Даже личная жизнь Куприна подгонялась под стандарты идеологических мифов. Он был человеком раздражительным, вспыльчивым и независимым во мнениях, невоздержанным на слово и дело. Без серьезного повода при гостях бросил горящую спичку на подол платья первой жены. К счастью, женщину спасли. От второй жены у него был ребенок, когда он еще не разошелся с первой.

Грешник, он не стеснялся приводить героинь своего романа «Яма» в приличное общество. Напившись, буянил, оскорблял, становился непредсказуем. Любил природу и — любил травить кошку собаками. «Ему нужно было бы, — вспоминает Тэффи, — плавать на каком-нибудь парусном судне, лучше всего с пиратами».

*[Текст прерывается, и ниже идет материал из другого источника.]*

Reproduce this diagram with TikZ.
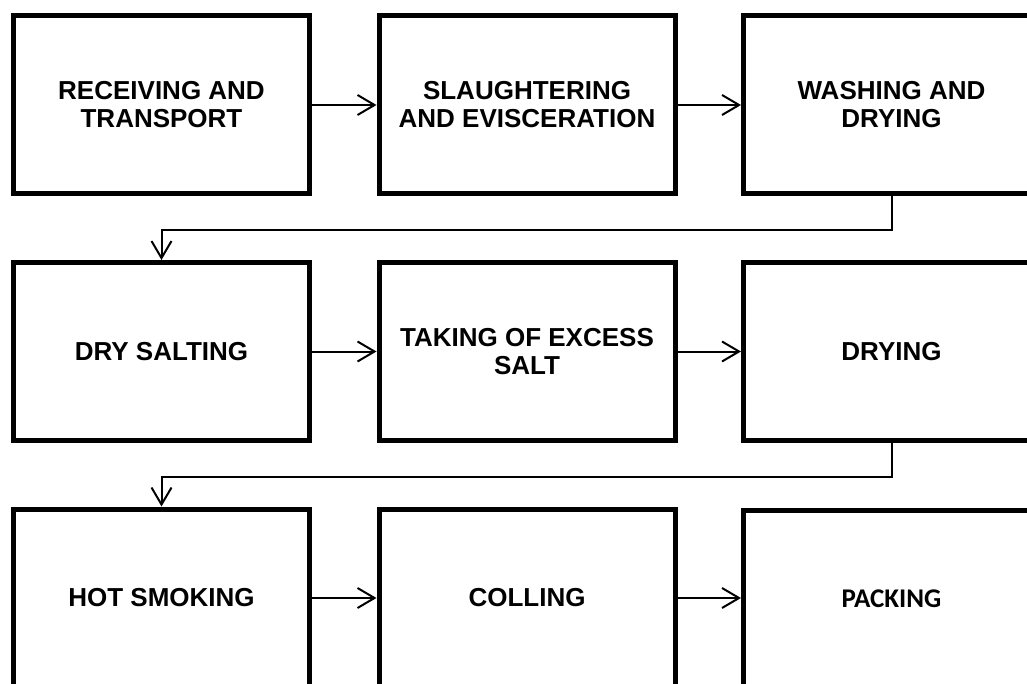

Еще во время войны и революции Куприн начал от тоски пить. Аркадий Аверченко писал о нем: «В таком виде не надо показываться на людях, а сидеть, спрятавшись, как медведь в берлоге». Многие годы Куприн страдал нашей несчастной российской болезнью, оживлялся, только выпив. Жена старалась давать ему не более стакана вина в день. Георгий Адамович называл это состояние Куприна смесью умудренности и старческого маразма. Периодами питие занимало классика больше политики (что литературоведами в штатском было учтено), ведь именно обещаниями выпивки и вымогали у него нужные подписи.

За три года до возвращения Куприн выразил свое отношение к давнему отъезду в Москву Алексея Толстого: «Уехать, как Толстой, чтобы получить крестишки иль местечки, — это позор, но если бы я знал, что умираю, непременно и скоро умру, то я бы уехал на родину, чтобы лежать в родной земле».

«Опустившись, почти потеряв память и волю, — писал канадский профессор Ростислав Плетнев, — он уехал в СССР с женою и дочерью весною страшного 1937 года… Он боялся, что ему вспомнят его статьи в газетах „Общее дело“, „Последние новости“, „Сегодня“, „Возрождение“ и особенно в „Русском времени“». Разумеется, то, что Куприны уехали с дочерью, здесь оговорка: Ксения появилась в Москве в 1958 году.

В Москве Куприн очень удивился совету забулдыги-пьяницы, которого он привел домой и который, послушав наивного старика, посоветовал поменьше болтать лишнего. Об этом же писала в воспоминаниях Лидия Норд. «Неужели это правда насчет слежки? — спрашивал ее классик в недоумении. — Но в моем доме, кто? Прислуга? Сиделка? Доктор?» Не исключено, добавим мы, что и пьяница, рекомендовавший писателю держать язык за зубами, был не случайный забулдыга. После возвращения писатель не начертал ни строки прозы, ни единой записи в дневнике. А написанные за него тексты до сих пор цитируются.

Никто писателя не лечил, пока ему не стало совсем плохо, и жена потребовала врачей. Более чем через год после приезда (10 июля 38-го года) ему сделали операцию, которая была бессмысленна, а возможно, и сократила его жизнь. Умер Куприн 25 августа.

Не было в советских публикациях даже упоминания о том, что перед смертью в ленинградской больнице Куприн потребовал священника. Сознание больного прояснилось, и писатель долго беседовал со святым отцом наедине. О чем беседовал? Кто был этим священником? Наверняка, записали исповедь и положили на стол тому, кому надо. Узнать бы на какой полке и в каком неведомом архиве это лежит.

Позже в биографиях писателя стала выдвигаться другая причина его смерти. «Многолетнее пребывание Куприна в эмиграции сильно повлияло на его здоровье, надорвало его силы, превратило преждевременно в старика», «…разлука с Россией, затянувшаяся на семнадцать лет, окончательно подточила его мощное когда-то здоровье».